> Given material
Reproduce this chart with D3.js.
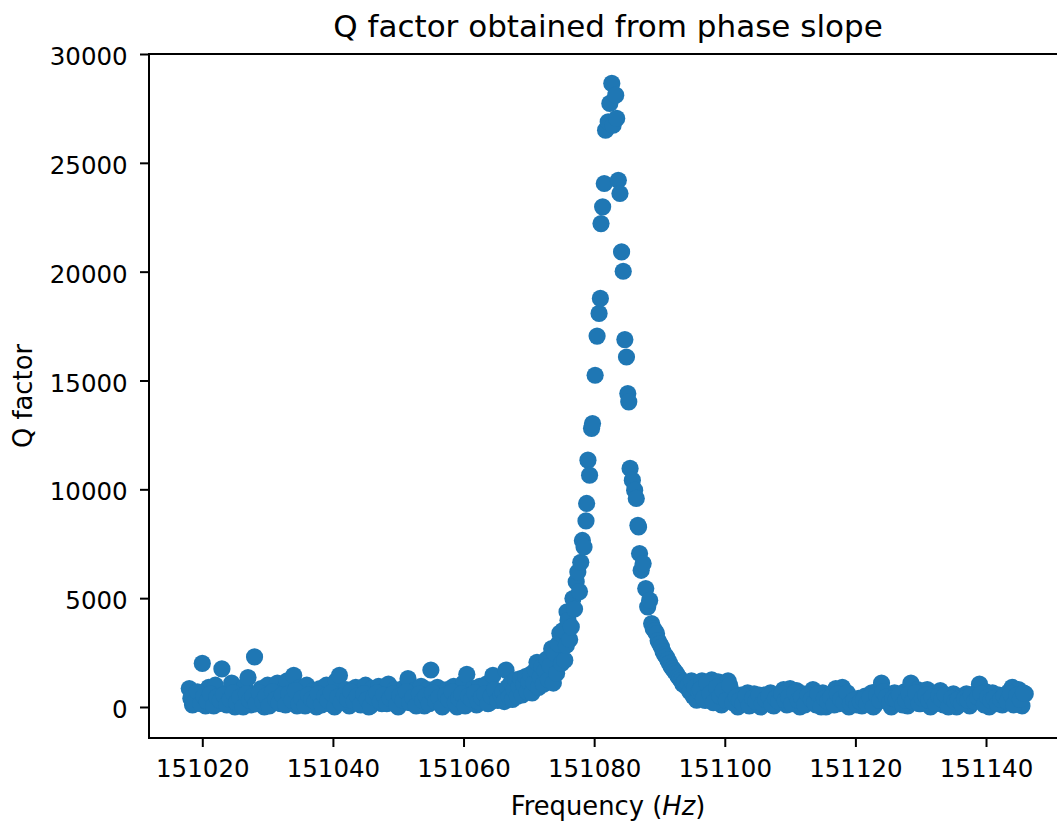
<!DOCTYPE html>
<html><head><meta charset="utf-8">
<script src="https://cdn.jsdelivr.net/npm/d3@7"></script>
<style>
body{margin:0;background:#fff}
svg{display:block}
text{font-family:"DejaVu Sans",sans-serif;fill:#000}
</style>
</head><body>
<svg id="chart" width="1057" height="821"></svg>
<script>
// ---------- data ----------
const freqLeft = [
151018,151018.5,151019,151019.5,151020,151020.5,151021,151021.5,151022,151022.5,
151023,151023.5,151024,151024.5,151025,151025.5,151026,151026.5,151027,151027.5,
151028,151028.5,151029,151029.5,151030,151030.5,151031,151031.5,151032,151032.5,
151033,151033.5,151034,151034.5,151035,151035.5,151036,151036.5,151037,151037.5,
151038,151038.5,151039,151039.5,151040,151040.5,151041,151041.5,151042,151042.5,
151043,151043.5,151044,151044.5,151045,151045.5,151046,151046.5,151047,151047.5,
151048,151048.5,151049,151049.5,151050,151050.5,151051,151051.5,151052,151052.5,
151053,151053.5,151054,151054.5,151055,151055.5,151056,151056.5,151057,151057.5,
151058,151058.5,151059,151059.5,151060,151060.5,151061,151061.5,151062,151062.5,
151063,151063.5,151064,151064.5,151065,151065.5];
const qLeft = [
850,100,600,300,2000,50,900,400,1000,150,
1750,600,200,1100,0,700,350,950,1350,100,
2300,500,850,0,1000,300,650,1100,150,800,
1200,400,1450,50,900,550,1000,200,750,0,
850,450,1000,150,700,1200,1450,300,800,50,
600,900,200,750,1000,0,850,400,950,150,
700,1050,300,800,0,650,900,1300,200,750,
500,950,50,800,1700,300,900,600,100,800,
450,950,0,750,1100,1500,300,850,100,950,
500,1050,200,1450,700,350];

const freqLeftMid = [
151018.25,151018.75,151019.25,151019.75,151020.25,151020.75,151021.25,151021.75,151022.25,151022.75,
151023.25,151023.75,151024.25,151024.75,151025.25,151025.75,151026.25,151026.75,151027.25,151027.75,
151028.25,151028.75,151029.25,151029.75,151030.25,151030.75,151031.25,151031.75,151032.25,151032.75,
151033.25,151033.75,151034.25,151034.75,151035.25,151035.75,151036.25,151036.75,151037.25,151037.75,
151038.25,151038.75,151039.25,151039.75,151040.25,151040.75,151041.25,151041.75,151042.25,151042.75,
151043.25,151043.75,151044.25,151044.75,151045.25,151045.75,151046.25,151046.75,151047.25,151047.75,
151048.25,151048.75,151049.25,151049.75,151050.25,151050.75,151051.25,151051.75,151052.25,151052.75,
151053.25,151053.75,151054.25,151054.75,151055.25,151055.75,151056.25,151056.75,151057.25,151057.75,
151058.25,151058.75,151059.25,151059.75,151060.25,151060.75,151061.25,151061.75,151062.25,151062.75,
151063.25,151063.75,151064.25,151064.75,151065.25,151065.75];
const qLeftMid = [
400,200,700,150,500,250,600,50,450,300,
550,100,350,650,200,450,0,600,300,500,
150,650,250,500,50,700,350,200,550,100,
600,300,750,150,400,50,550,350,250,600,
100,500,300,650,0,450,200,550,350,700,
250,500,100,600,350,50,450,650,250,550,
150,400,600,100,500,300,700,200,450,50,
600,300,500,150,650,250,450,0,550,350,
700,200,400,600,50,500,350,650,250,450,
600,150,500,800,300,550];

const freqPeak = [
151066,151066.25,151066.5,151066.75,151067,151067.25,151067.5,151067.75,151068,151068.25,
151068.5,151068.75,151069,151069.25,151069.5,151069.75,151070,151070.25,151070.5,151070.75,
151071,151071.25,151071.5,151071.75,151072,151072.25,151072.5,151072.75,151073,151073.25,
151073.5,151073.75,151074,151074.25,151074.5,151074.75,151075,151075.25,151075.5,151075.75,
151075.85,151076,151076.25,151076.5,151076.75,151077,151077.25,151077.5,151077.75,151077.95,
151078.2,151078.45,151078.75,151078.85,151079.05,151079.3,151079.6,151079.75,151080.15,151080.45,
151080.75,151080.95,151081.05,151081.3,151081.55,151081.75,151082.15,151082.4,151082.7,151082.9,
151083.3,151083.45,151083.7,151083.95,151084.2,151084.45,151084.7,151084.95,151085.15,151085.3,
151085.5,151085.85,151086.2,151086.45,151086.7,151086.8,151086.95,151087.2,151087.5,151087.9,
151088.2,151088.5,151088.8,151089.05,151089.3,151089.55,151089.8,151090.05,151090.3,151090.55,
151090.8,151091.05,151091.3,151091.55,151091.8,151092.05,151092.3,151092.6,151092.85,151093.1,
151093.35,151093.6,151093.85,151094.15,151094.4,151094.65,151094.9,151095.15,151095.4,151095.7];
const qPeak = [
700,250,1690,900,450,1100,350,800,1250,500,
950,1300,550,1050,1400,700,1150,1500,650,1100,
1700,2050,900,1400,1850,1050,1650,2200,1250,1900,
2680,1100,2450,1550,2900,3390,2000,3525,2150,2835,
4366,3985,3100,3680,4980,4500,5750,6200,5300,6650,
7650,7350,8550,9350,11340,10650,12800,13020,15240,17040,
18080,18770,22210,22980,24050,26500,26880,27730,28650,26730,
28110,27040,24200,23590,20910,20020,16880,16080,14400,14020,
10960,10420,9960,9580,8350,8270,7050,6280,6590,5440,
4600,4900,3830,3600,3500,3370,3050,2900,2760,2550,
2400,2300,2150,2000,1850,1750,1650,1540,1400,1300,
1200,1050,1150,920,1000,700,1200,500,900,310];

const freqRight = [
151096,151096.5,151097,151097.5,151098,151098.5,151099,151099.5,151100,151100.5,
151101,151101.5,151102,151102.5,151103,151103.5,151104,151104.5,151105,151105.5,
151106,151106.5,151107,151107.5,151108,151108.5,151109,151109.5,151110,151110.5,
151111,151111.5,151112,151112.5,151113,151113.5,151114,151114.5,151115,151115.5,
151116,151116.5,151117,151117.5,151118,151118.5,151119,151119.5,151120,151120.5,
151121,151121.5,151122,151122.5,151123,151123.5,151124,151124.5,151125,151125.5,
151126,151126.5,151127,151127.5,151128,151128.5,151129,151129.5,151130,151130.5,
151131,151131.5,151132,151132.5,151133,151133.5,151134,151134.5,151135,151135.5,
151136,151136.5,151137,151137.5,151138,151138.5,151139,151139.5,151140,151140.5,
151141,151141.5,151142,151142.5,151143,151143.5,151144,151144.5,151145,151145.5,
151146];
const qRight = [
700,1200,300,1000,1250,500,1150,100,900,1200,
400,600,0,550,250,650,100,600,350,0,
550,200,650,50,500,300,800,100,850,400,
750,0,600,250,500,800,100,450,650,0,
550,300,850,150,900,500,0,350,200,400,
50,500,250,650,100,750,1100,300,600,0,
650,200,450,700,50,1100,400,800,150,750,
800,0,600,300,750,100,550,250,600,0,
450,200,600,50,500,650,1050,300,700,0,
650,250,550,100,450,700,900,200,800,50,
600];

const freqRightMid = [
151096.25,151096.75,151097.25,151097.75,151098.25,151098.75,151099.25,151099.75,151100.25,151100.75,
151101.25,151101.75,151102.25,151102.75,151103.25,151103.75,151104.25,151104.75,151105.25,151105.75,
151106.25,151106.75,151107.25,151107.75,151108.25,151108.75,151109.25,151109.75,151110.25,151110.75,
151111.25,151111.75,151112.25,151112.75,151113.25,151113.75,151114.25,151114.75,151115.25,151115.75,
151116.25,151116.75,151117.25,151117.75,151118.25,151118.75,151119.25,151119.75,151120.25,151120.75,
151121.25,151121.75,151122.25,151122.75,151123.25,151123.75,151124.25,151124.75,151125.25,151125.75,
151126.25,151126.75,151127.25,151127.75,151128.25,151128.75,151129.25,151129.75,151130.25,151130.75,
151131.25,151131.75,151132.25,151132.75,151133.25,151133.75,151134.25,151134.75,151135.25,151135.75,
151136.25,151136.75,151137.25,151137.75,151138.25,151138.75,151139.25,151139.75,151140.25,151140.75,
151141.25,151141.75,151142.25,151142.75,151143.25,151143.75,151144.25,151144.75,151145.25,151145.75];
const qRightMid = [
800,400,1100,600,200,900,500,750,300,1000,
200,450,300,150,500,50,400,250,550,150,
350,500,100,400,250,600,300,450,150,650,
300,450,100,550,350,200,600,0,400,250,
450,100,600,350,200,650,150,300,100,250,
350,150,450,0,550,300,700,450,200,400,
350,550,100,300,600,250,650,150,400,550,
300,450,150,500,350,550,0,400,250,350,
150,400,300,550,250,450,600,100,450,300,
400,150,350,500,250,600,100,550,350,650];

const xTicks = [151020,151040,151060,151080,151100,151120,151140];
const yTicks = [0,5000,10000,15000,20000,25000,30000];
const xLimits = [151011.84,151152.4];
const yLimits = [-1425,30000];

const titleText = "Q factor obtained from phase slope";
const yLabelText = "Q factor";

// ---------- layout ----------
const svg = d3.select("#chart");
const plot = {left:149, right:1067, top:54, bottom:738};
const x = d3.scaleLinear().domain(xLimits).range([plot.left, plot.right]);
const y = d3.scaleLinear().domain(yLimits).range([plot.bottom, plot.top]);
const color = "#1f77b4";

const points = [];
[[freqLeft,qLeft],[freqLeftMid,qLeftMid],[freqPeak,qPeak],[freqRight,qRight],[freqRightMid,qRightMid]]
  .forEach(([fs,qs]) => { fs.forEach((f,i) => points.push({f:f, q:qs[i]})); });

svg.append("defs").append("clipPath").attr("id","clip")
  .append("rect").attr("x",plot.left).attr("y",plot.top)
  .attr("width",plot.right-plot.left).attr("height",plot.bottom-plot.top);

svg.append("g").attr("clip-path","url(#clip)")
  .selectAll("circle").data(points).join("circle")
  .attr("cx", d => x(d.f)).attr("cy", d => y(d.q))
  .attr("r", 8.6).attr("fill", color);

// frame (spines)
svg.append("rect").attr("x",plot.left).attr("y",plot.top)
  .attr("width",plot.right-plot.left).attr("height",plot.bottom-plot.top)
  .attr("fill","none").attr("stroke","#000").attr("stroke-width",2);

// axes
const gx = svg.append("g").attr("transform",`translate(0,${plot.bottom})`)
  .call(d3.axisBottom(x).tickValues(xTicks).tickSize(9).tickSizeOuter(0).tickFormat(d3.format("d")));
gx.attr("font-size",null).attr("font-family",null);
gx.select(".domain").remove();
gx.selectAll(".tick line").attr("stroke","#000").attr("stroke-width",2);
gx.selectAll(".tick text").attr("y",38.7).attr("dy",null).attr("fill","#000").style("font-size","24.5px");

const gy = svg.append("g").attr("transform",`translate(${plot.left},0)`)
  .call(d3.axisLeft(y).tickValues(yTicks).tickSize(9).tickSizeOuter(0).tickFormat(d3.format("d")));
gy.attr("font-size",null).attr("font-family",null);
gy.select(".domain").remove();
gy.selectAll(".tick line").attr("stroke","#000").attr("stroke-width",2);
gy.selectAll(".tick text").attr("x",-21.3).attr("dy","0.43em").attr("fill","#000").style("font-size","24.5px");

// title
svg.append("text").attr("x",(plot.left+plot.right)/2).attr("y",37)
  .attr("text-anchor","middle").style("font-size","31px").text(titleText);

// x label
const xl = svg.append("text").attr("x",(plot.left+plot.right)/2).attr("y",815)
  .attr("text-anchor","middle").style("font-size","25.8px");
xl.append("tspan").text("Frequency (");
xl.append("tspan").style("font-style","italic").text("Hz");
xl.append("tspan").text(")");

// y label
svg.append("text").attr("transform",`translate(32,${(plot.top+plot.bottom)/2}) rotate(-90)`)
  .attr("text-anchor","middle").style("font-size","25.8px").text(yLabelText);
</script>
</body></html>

> Set task
Your task is to restate word for word the lines from the top of the data to the line containing "500,1050,200,1450,700,350];", both ends included, with every picture left out.

> Worked solution
Reproduce this chart with D3.js.
<!DOCTYPE html>
<html><head><meta charset="utf-8">
<script src="https://cdn.jsdelivr.net/npm/d3@7"></script>
<style>
body{margin:0;background:#fff}
svg{display:block}
text{font-family:"DejaVu Sans",sans-serif;fill:#000}
</style>
</head><body>
<svg id="chart" width="1057" height="821"></svg>
<script>
// ---------- data ----------
const freqLeft = [
151018,151018.5,151019,151019.5,151020,151020.5,151021,151021.5,151022,151022.5,
151023,151023.5,151024,151024.5,151025,151025.5,151026,151026.5,151027,151027.5,
151028,151028.5,151029,151029.5,151030,151030.5,151031,151031.5,151032,151032.5,
151033,151033.5,151034,151034.5,151035,151035.5,151036,151036.5,151037,151037.5,
151038,151038.5,151039,151039.5,151040,151040.5,151041,151041.5,151042,151042.5,
151043,151043.5,151044,151044.5,151045,151045.5,151046,151046.5,151047,151047.5,
151048,151048.5,151049,151049.5,151050,151050.5,151051,151051.5,151052,151052.5,
151053,151053.5,151054,151054.5,151055,151055.5,151056,151056.5,151057,151057.5,
151058,151058.5,151059,151059.5,151060,151060.5,151061,151061.5,151062,151062.5,
151063,151063.5,151064,151064.5,151065,151065.5];
const qLeft = [
850,100,600,300,2000,50,900,400,1000,150,
1750,600,200,1100,0,700,350,950,1350,100,
2300,500,850,0,1000,300,650,1100,150,800,
1200,400,1450,50,900,550,1000,200,750,0,
850,450,1000,150,700,1200,1450,300,800,50,
600,900,200,750,1000,0,850,400,950,150,
700,1050,300,800,0,650,900,1300,200,750,
500,950,50,800,1700,300,900,600,100,800,
450,950,0,750,1100,1500,300,850,100,950,
500,1050,200,1450,700,350];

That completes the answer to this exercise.